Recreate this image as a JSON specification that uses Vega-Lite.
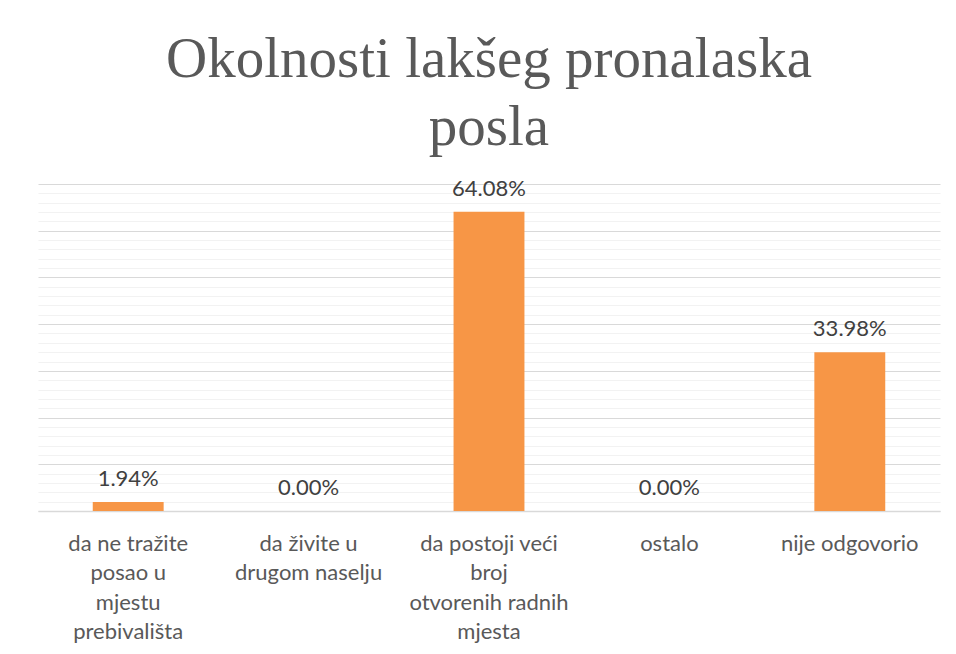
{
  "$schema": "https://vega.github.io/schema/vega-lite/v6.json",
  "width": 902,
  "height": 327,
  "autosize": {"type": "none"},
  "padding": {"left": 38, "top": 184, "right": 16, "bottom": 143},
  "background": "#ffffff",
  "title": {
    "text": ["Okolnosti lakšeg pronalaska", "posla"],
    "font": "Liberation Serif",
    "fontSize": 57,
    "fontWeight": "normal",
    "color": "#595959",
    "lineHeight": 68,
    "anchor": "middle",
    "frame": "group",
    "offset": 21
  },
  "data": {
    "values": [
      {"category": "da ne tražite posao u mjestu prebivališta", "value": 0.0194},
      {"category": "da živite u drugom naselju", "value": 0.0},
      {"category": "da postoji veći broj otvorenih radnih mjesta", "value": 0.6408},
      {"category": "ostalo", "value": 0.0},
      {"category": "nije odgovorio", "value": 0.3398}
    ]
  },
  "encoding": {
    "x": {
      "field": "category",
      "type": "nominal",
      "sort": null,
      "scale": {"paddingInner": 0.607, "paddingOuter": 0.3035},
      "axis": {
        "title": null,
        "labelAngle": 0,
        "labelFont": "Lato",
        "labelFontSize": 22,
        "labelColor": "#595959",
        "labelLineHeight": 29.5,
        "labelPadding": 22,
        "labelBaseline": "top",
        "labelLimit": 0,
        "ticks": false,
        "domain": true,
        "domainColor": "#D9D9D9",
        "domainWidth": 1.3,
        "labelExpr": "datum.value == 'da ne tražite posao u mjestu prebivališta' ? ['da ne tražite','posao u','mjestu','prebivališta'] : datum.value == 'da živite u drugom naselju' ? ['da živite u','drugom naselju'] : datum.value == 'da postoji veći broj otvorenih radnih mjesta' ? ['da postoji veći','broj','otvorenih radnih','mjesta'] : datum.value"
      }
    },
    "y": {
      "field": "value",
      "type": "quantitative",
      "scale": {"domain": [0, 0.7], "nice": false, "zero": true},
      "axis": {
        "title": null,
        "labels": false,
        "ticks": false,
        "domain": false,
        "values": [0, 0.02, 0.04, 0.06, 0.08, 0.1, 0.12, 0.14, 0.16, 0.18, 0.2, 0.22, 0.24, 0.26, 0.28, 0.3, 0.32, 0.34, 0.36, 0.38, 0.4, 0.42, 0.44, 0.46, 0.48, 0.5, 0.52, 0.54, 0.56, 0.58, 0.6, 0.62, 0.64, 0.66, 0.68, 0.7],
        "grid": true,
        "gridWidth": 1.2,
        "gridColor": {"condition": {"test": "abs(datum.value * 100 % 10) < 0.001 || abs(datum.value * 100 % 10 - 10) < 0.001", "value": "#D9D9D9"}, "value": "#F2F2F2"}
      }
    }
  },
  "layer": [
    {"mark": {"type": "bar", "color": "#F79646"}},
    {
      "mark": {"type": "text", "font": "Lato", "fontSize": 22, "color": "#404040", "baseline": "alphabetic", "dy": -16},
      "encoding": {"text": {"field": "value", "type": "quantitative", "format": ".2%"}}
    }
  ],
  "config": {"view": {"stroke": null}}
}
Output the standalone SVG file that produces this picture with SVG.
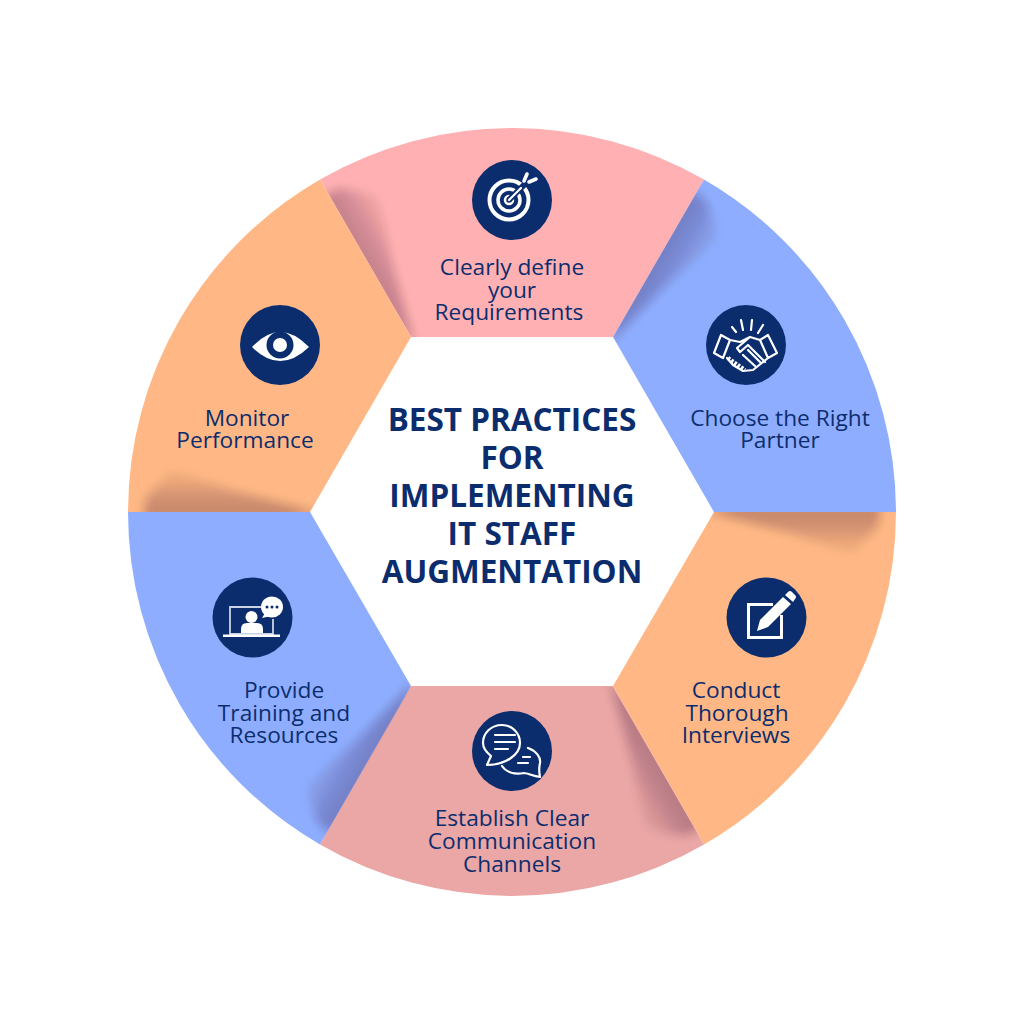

#### OBJECTIVE
Quote everything in the listing above exactly; pictures are the only thing to omit.

#### TASK RESPONSE
Recreate this image as a JSON specification that uses Vega-Lite.
{
  "$schema": "https://vega.github.io/schema/vega-lite/v6.json",
  "width": 902,
  "height": 327,
  "autosize": {"type": "none"},
  "padding": {"left": 38, "top": 184, "right": 16, "bottom": 143},
  "background": "#ffffff",
  "title": {
    "text": ["Okolnosti lakšeg pronalaska", "posla"],
    "font": "Liberation Serif",
    "fontSize": 57,
    "fontWeight": "normal",
    "color": "#595959",
    "lineHeight": 68,
    "anchor": "middle",
    "frame": "group",
    "offset": 21
  },
  "data": {
    "values": [
      {"category": "da ne tražite posao u mjestu prebivališta", "value": 0.0194},
      {"category": "da živite u drugom naselju", "value": 0.0},
      {"category": "da postoji veći broj otvorenih radnih mjesta", "value": 0.6408},
      {"category": "ostalo", "value": 0.0},
      {"category": "nije odgovorio", "value": 0.3398}
    ]
  },
  "encoding": {
    "x": {
      "field": "category",
      "type": "nominal",
      "sort": null,
      "scale": {"paddingInner": 0.607, "paddingOuter": 0.3035},
      "axis": {
        "title": null,
        "labelAngle": 0,
        "labelFont": "Lato",
        "labelFontSize": 22,
        "labelColor": "#595959",
        "labelLineHeight": 29.5,
        "labelPadding": 22,
        "labelBaseline": "top",
        "labelLimit": 0,
        "ticks": false,
        "domain": true,
        "domainColor": "#D9D9D9",
        "domainWidth": 1.3,
        "labelExpr": "datum.value == 'da ne tražite posao u mjestu prebivališta' ? ['da ne tražite','posao u','mjestu','prebivališta'] : datum.value == 'da živite u drugom naselju' ? ['da živite u','drugom naselju'] : datum.value == 'da postoji veći broj otvorenih radnih mjesta' ? ['da postoji veći','broj','otvorenih radnih','mjesta'] : datum.value"
      }
    },
    "y": {
      "field": "value",
      "type": "quantitative",
      "scale": {"domain": [0, 0.7], "nice": false, "zero": true},
      "axis": {
        "title": null,
        "labels": false,
        "ticks": false,
        "domain": false,
        "values": [0, 0.02, 0.04, 0.06, 0.08, 0.1, 0.12, 0.14, 0.16, 0.18, 0.2, 0.22, 0.24, 0.26, 0.28, 0.3, 0.32, 0.34, 0.36, 0.38, 0.4, 0.42, 0.44, 0.46, 0.48, 0.5, 0.52, 0.54, 0.56, 0.58, 0.6, 0.62, 0.64, 0.66, 0.68, 0.7],
        "grid": true,
        "gridWidth": 1.2,
        "gridColor": {"condition": {"test": "abs(datum.value * 100 % 10) < 0.001 || abs(datum.value * 100 % 10 - 10) < 0.001", "value": "#D9D9D9"}, "value": "#F2F2F2"}
      }
    }
  },
  "layer": [
    {"mark": {"type": "bar", "color": "#F79646"}},
    {
      "mark": {"type": "text", "font": "Lato", "fontSize": 22, "color": "#404040", "baseline": "alphabetic", "dy": -16},
      "encoding": {"text": {"field": "value", "type": "quantitative", "format": ".2%"}}
    }
  ],
  "config": {"view": {"stroke": null}}
}
Output the standalone SVG file that produces this picture with SVG.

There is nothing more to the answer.